“Sunset” opens with a close-up of Írisz Leiter’s (Juli Jakab) face, her eyes piercing through a birdcage veil, directly into the camera. Jakab’s eyes hold steady through the cloth, the first of many times in the film that her gaze demands attention. Even as one of the store workers removes the veil, revealing that she is only trying on hats in a high-end boutique, Írisz’s eyes lose none of their intensity. She rebuffs the milliners’ compliments — she isn’t here to purchase hats, but to make them.

The 2018 Hungarian film, now released with English subtitles in the United States, is an unrelenting character study. Director László Nemes constructs a story of personal identity in a rapidly changing world. In much of the same style as his previous work, “Son of Saul,” his camera follows the protagonist loyally close, keying in on every pulse of her personality, for better and worse. Though “Sunset” is set in the years before the first World War, the date is paid little attention. Írisz’s darkness comes from a far closer place: family.   

Írisz is the daughter of the hat store’s founders, who were killed in a fire decades before the movie opens in Budapest. Írisz tells the store’s new owner, Oszkár Brill (Vlad Ivanov), that she was only 2 years old when she was sent to an orphanage. Now, as an adult with no memory of her home, she returns to the only place she believes she belongs.

Oszkár is steadfast but unsentimental. He gently refuses Írisz the job but offers her a room in the crumbling building, where he houses his young milliners (hat-makers). Írisz, having quit her previous job at a rival hat company, is forced to accept. As she settles into the dust-ridden room, snubbed by the other workers, she is threatened by a man claiming to know a brother she’s never heard of. She chases the man, and the truth, down to a seedy train stop. By the next sunset, she’ll have discovered the nature of her last living family member: a killer who has long gone unseen in the public eye.

Írisz spends the rest of the film in pursuit of her brother, falling into the shadowy world in which he operates. He does not long conceal himself — she finds him quickly, only to be rejected as swiftly as she was by Oszkár. Her hurt builds as tension mounts throughout the film, compelling her to fits of reckless action. Írisz is unapologetic, deferring only to her own wishes. It’s a forceful narrative, and she drives it with fiendish persistence. She pushes the plot with sheer willpower, against a world that constantly demands her silence.

Despite Írisz’s intensity in pursuing the truth, she often feels removed from the world around her. At Írisz’s core, she’s a familiar protagonist — fresh-faced but headstrong — but Jakab plays her with an aloof apathy toward others. While this creates an interesting duality in Írisz, it limits the film’s ability to establish external plot elements. The narration is relayed strictly from Írisz’s point of view, and with a protagonist who acts on impulse, the results are jarring scene cuts and plot movements, all which seem to lack continuity from the last scene. We don’t have much of a sense of a Budapest outside of her immediate attention. This problem is especially arduous in the beginning of the film, which seeks to establish too much character history in too short a duration. We get to know Írisz well, but as long as she holds her setting at a distance, we too are forced to.

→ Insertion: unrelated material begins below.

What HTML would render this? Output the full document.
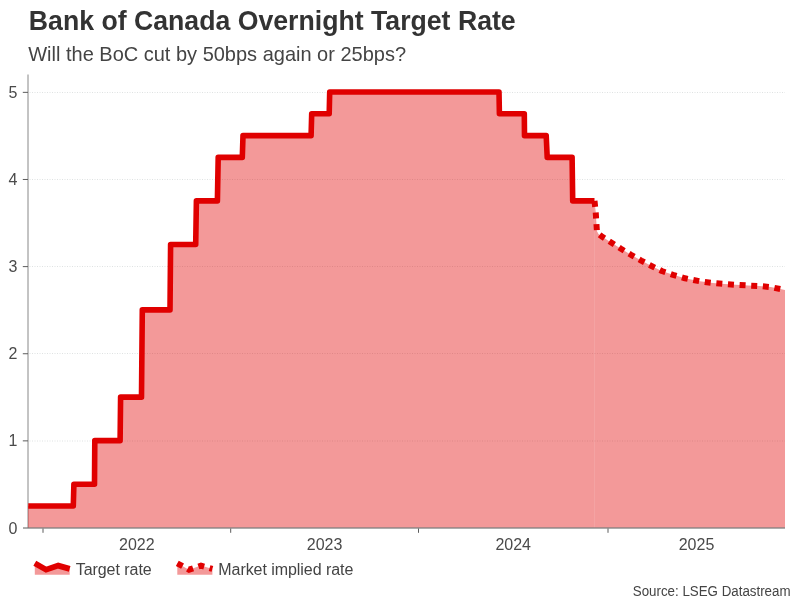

Other times, the film is overly indulgent in conveying feeling. “Sunset” is filled with long, droning camera shots, which can carry on for too long. Though the last scene uses this prolonged focus effectively, the technique often diminishes the power of individual scene. We watch characters leave conversations with Írisz, and rather than shift our attention to a new subject, the camera lingers on their slowly disappearing forms. Though this technique is strong in conveying a sense of abandonment, it loses power in its frequency.

Though the film struggles to balance clarity and narrative style, it is ultimately a visual treasure. Nemes’ vision is beautiful. The delicacy of the hats throughout the film does not go unnoticed, with careful attention paid to the folds in the fabric, and ruffles of feathers. The streets of Budapest are captured strikingly in bright day and furtive night. Nemes exhibits his mastery over color throughout, as the film shifts from soft pastels to intense colors and silhouettes. The camera is often obstructed, be it by curtain folds or Írisz’s figure, creating a sense of tension and working to realize the mystery that hums at the heart of the story.

The visuals are backed by a simple but nonetheless effective score. Drawn-out strings and heavy drums dominate the soundtrack, building a tense, yet steady, rhythm. The film offers a few moments of release, with cheerful orchestral music that the characters themselves often play.

Nemes does not obscure the loss that Írisz endures as she is forced into a violent underworld. Though the story can be difficult to follow, it is worth a watch. Nemes crafts Írisz’s story as carefully as she does her hats, and with just as much artistry.